**GIVEN MATERIAL:**
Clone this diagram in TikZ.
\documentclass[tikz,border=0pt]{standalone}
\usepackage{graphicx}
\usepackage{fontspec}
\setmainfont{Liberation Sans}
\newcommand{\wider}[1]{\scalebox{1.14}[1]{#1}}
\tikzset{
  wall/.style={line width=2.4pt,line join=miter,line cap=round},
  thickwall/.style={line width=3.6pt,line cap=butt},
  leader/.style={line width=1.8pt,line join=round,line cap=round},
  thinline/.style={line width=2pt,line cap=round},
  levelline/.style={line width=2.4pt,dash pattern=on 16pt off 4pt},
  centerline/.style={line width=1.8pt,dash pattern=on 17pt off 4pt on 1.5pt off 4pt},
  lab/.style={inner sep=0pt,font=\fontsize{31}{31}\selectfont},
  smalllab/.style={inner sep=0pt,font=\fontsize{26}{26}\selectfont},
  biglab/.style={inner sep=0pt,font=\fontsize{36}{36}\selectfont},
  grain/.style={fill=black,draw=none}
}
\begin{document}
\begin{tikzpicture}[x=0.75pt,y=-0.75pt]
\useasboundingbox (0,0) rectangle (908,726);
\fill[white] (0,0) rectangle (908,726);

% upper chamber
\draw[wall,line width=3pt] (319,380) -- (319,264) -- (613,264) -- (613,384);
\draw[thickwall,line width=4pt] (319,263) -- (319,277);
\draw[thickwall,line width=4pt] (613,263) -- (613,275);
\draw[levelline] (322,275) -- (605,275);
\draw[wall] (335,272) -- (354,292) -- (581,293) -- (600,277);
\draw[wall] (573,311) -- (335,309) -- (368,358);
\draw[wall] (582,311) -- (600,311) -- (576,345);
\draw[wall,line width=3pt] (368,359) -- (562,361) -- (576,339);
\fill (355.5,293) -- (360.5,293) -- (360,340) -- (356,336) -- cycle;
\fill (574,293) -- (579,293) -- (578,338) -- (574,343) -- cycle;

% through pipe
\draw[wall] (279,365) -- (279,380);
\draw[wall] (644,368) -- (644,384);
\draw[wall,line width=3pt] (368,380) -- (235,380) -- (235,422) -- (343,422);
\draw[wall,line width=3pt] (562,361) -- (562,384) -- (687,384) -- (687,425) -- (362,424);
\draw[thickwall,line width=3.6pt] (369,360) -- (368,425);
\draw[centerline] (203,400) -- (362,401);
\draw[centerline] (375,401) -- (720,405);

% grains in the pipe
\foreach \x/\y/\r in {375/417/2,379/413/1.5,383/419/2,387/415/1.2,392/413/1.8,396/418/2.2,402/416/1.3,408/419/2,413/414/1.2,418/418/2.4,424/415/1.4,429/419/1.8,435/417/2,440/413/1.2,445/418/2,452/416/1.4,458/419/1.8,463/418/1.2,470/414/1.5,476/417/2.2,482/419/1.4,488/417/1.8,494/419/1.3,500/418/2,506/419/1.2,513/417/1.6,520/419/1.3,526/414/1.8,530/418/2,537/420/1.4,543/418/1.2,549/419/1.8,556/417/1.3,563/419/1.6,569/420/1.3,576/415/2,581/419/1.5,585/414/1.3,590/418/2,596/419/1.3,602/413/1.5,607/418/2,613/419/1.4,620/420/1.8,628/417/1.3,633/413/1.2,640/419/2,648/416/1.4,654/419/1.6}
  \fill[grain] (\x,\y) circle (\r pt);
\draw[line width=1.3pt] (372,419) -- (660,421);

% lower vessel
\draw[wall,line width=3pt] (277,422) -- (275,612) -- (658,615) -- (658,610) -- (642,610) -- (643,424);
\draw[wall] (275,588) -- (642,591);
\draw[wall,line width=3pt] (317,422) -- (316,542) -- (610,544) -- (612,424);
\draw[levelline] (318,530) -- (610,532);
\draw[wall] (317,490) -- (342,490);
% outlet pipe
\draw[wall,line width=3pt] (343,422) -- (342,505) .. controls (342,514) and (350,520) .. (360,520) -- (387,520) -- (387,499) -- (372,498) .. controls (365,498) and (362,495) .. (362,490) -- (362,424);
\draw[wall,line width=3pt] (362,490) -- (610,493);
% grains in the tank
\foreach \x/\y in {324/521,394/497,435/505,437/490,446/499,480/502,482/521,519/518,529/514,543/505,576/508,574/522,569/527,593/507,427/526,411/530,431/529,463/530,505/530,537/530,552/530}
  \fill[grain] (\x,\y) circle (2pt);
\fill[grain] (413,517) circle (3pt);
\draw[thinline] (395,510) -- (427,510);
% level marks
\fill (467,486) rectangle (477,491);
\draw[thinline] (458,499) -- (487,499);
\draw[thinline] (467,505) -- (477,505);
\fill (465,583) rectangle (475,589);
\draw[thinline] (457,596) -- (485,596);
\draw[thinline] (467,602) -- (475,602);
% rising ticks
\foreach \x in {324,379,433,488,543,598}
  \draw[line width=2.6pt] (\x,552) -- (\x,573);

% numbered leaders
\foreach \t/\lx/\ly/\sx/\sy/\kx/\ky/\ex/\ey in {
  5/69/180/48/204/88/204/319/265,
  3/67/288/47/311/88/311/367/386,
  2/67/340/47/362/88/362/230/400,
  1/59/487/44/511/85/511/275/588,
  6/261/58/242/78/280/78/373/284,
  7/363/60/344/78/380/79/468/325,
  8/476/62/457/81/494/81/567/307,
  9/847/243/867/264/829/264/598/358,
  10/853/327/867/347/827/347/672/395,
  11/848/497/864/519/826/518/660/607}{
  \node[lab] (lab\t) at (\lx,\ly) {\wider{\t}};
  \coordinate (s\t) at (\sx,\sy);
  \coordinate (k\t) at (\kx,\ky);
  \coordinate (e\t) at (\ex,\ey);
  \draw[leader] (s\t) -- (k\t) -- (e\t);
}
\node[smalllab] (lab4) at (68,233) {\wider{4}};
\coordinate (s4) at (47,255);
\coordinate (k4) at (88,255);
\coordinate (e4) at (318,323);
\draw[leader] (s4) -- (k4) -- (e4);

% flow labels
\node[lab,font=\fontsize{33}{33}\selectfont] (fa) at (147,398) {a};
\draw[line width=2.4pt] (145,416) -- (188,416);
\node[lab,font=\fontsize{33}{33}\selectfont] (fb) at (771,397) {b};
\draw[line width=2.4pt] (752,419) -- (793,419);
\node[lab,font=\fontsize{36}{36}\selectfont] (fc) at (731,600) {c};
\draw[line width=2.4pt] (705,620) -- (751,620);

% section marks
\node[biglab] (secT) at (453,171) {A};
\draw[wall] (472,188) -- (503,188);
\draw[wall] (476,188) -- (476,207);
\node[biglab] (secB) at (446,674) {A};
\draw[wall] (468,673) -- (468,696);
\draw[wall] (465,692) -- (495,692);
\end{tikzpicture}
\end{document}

**PROBLEM REQUIREMENTS:** Each line from the start of the listing above through the line containing "(574,343) -- cycle;" should be copied exactly, please, with no other lines added.

**EXERCISE SOLUTION:**
Clone this diagram in TikZ.
\documentclass[tikz,border=0pt]{standalone}
\usepackage{graphicx}
\usepackage{fontspec}
\setmainfont{Liberation Sans}
\newcommand{\wider}[1]{\scalebox{1.14}[1]{#1}}
\tikzset{
  wall/.style={line width=2.4pt,line join=miter,line cap=round},
  thickwall/.style={line width=3.6pt,line cap=butt},
  leader/.style={line width=1.8pt,line join=round,line cap=round},
  thinline/.style={line width=2pt,line cap=round},
  levelline/.style={line width=2.4pt,dash pattern=on 16pt off 4pt},
  centerline/.style={line width=1.8pt,dash pattern=on 17pt off 4pt on 1.5pt off 4pt},
  lab/.style={inner sep=0pt,font=\fontsize{31}{31}\selectfont},
  smalllab/.style={inner sep=0pt,font=\fontsize{26}{26}\selectfont},
  biglab/.style={inner sep=0pt,font=\fontsize{36}{36}\selectfont},
  grain/.style={fill=black,draw=none}
}
\begin{document}
\begin{tikzpicture}[x=0.75pt,y=-0.75pt]
\useasboundingbox (0,0) rectangle (908,726);
\fill[white] (0,0) rectangle (908,726);

% upper chamber
\draw[wall,line width=3pt] (319,380) -- (319,264) -- (613,264) -- (613,384);
\draw[thickwall,line width=4pt] (319,263) -- (319,277);
\draw[thickwall,line width=4pt] (613,263) -- (613,275);
\draw[levelline] (322,275) -- (605,275);
\draw[wall] (335,272) -- (354,292) -- (581,293) -- (600,277);
\draw[wall] (573,311) -- (335,309) -- (368,358);
\draw[wall] (582,311) -- (600,311) -- (576,345);
\draw[wall,line width=3pt] (368,359) -- (562,361) -- (576,339);
\fill (355.5,293) -- (360.5,293) -- (360,340) -- (356,336) -- cycle;
\fill (574,293) -- (579,293) -- (578,338) -- (574,343) -- cycle;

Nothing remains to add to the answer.